[Extracted data entries]
◇ ◇ ◇ ◇

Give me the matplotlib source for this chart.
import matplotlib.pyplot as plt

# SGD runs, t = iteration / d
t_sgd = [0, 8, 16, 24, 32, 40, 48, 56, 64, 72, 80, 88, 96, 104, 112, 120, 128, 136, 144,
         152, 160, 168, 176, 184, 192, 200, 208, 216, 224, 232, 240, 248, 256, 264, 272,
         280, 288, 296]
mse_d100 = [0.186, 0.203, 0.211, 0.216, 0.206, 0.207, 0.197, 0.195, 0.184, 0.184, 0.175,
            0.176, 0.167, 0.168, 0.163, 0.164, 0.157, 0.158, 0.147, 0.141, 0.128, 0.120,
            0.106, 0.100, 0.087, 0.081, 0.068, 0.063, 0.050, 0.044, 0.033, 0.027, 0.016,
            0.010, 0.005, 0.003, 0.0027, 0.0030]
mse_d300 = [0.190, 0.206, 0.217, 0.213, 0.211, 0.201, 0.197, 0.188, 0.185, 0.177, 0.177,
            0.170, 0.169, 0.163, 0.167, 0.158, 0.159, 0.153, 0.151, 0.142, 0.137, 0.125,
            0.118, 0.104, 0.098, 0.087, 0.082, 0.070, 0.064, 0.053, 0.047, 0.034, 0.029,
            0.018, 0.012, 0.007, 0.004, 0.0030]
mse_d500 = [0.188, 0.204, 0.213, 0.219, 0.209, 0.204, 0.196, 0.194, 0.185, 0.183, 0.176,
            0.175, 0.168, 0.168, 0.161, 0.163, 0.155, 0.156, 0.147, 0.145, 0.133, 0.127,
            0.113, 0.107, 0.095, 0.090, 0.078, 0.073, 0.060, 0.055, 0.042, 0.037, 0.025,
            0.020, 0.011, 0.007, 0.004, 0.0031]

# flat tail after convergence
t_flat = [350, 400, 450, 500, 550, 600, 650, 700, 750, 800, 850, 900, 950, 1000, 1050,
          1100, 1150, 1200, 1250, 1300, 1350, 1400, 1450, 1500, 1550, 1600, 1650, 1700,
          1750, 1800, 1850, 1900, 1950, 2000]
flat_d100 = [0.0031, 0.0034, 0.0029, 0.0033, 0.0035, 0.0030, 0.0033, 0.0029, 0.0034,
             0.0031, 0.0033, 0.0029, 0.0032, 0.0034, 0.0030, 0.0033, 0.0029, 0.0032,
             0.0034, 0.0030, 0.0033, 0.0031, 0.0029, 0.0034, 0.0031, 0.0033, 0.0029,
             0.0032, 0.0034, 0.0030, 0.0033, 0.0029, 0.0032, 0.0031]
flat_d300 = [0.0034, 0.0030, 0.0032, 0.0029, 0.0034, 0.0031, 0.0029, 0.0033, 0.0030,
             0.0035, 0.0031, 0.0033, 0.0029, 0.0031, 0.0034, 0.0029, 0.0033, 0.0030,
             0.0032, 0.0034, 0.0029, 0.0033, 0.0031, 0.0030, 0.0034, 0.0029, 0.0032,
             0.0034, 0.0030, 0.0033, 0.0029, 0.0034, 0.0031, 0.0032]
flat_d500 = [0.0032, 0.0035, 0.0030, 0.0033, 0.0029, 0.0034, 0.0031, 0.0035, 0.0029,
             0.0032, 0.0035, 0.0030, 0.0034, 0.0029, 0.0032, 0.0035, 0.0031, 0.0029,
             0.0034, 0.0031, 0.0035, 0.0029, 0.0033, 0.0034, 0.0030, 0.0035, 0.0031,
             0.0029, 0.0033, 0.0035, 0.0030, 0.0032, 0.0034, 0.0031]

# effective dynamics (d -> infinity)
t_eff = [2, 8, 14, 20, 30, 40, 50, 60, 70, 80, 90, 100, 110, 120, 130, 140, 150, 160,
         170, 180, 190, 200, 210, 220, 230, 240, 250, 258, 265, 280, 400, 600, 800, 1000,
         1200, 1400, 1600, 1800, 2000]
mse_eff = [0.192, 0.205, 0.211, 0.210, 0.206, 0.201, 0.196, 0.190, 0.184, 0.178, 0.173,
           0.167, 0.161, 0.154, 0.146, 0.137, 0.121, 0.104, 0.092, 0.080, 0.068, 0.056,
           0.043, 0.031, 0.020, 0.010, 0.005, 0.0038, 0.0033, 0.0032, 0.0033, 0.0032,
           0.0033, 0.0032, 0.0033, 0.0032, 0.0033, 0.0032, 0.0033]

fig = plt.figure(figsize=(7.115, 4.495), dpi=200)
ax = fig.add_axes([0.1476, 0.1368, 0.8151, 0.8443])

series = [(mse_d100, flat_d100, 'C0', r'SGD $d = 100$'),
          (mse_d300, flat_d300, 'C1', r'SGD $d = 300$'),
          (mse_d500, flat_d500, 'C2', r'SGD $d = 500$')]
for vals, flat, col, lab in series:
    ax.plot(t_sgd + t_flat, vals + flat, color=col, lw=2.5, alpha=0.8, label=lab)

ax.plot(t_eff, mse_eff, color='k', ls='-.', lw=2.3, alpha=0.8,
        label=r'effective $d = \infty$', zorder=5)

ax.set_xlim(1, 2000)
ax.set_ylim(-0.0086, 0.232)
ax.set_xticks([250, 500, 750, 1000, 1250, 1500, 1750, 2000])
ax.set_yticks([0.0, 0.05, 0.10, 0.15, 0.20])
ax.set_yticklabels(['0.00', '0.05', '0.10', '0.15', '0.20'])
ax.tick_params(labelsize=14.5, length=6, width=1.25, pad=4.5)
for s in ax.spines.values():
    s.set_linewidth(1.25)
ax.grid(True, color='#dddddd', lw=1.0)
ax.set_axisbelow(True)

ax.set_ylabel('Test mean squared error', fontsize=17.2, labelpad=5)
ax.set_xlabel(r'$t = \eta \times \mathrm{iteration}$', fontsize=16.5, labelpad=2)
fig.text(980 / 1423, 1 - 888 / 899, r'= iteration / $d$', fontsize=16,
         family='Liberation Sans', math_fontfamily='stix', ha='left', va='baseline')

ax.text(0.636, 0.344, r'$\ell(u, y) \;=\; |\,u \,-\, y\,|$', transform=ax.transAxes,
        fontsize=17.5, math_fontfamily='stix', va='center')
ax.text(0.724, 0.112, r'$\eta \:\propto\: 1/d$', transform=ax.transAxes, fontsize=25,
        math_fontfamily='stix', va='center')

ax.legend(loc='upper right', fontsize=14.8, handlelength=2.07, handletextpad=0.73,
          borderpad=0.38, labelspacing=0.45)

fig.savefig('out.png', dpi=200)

◇ ◇ ◇ ◇

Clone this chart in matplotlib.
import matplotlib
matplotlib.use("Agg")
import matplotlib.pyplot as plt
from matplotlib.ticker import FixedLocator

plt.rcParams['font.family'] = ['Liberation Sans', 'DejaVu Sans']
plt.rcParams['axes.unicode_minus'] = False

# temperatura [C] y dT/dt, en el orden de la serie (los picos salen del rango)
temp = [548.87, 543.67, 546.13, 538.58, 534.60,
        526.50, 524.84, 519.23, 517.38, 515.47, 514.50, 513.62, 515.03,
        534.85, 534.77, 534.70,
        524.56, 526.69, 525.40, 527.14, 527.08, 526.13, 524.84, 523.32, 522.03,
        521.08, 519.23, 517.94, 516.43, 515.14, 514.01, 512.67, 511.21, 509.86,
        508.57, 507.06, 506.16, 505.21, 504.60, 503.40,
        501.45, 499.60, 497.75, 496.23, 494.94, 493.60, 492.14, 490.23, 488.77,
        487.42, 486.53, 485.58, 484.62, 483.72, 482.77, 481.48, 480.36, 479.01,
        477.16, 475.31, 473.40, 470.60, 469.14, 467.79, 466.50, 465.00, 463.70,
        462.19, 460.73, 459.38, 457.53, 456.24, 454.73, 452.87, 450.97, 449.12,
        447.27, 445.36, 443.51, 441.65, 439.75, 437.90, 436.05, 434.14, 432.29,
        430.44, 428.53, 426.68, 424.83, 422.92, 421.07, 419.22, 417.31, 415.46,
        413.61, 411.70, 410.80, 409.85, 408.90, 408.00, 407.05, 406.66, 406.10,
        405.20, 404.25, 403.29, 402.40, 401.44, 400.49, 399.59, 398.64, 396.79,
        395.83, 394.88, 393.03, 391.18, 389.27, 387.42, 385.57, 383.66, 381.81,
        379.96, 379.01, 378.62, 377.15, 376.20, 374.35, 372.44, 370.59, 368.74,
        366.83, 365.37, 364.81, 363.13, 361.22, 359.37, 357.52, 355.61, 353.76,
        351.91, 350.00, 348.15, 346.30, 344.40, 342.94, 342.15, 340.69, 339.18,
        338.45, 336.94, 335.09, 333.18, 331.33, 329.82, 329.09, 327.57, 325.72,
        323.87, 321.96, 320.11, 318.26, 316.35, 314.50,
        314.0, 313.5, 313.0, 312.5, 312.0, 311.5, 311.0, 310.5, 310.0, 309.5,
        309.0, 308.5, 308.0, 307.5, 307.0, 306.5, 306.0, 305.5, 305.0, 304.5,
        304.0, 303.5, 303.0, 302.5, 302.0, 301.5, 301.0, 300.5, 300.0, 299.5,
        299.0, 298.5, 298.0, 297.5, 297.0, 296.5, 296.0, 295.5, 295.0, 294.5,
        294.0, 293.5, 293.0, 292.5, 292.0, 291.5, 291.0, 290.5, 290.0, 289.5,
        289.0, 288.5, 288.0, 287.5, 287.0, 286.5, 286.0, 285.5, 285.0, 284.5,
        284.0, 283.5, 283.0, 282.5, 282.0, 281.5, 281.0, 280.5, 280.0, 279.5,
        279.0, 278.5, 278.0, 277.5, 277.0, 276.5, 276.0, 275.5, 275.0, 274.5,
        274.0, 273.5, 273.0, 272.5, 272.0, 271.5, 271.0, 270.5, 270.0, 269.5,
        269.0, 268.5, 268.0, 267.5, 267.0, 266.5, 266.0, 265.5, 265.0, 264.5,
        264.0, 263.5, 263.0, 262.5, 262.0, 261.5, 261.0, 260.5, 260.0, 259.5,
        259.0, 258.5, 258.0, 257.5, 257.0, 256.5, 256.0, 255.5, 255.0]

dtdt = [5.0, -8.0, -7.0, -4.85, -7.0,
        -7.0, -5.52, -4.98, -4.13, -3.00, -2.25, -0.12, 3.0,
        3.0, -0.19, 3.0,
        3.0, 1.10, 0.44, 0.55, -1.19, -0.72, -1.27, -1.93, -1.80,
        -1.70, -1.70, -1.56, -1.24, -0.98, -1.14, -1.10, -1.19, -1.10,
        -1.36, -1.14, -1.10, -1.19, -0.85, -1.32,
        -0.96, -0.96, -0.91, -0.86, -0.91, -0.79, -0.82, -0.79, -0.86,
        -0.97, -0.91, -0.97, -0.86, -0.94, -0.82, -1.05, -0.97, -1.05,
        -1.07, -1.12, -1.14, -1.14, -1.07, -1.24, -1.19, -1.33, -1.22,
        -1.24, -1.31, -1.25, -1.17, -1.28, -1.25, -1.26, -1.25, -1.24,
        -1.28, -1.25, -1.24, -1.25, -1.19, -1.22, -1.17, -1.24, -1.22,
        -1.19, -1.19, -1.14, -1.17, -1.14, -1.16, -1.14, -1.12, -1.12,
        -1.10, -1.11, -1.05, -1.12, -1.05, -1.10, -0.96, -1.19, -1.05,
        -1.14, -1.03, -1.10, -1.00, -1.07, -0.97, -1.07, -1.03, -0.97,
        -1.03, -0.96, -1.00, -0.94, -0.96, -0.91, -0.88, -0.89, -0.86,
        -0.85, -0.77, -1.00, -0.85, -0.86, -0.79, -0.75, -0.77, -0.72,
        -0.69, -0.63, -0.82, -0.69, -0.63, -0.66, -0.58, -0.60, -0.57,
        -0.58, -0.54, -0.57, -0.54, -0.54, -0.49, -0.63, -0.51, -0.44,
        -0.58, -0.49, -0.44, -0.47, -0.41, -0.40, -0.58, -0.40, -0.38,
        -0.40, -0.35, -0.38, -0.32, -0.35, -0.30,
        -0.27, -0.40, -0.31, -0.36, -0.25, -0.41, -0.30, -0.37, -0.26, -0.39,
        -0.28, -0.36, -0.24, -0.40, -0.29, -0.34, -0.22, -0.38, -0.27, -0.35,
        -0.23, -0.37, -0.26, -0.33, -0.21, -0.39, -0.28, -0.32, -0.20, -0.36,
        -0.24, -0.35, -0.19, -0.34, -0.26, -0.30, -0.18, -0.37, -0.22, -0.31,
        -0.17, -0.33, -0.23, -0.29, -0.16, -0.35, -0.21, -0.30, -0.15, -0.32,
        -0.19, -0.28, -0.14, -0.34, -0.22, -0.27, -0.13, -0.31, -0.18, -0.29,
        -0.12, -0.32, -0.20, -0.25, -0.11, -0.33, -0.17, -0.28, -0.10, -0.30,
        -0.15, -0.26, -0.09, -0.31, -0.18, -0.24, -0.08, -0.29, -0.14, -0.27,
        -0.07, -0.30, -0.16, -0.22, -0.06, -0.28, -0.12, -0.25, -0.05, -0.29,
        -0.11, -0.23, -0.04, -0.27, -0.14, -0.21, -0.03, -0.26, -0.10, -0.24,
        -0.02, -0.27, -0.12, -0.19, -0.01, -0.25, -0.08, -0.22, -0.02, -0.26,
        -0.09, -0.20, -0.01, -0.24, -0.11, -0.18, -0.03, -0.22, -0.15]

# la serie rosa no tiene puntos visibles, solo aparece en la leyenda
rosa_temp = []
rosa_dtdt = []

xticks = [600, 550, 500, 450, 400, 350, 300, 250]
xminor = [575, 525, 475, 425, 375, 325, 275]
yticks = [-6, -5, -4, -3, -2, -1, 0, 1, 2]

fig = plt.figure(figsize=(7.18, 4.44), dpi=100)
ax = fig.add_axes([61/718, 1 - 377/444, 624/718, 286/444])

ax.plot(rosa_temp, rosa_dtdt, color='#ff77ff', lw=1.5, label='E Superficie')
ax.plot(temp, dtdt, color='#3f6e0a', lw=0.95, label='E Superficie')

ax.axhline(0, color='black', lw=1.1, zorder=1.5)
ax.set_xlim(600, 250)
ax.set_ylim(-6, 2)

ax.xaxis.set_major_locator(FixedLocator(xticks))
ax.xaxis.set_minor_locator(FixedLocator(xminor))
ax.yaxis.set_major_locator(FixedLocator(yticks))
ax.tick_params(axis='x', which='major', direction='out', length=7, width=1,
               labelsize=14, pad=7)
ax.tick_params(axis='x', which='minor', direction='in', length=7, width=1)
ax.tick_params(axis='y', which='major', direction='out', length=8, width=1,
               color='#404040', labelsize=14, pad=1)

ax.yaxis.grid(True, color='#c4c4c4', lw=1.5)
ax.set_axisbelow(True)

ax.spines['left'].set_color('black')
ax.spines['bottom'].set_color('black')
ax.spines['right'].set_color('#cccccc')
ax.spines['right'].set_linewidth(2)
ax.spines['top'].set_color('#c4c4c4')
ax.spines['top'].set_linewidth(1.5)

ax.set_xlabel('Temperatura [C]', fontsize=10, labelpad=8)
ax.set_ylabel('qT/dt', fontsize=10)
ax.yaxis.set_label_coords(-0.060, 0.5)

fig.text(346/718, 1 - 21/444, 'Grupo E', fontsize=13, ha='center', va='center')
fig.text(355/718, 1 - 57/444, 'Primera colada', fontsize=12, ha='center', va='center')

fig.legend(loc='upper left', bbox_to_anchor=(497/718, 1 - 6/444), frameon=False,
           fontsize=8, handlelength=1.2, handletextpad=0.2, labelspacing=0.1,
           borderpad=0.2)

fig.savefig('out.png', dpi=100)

◇ ◇ ◇ ◇

**The exercise**:
Reproduce exactly the lines from the line with "Clone this chart in matplotlib." to the line with "plt.rcParams['axes.unicode_minus'] = False", both end lines included.

**Answer to this exercise**:
Clone this chart in matplotlib.
import matplotlib
matplotlib.use("Agg")
import matplotlib.pyplot as plt
from matplotlib.ticker import FixedLocator

plt.rcParams['font.family'] = ['Liberation Sans', 'DejaVu Sans']
plt.rcParams['axes.unicode_minus'] = False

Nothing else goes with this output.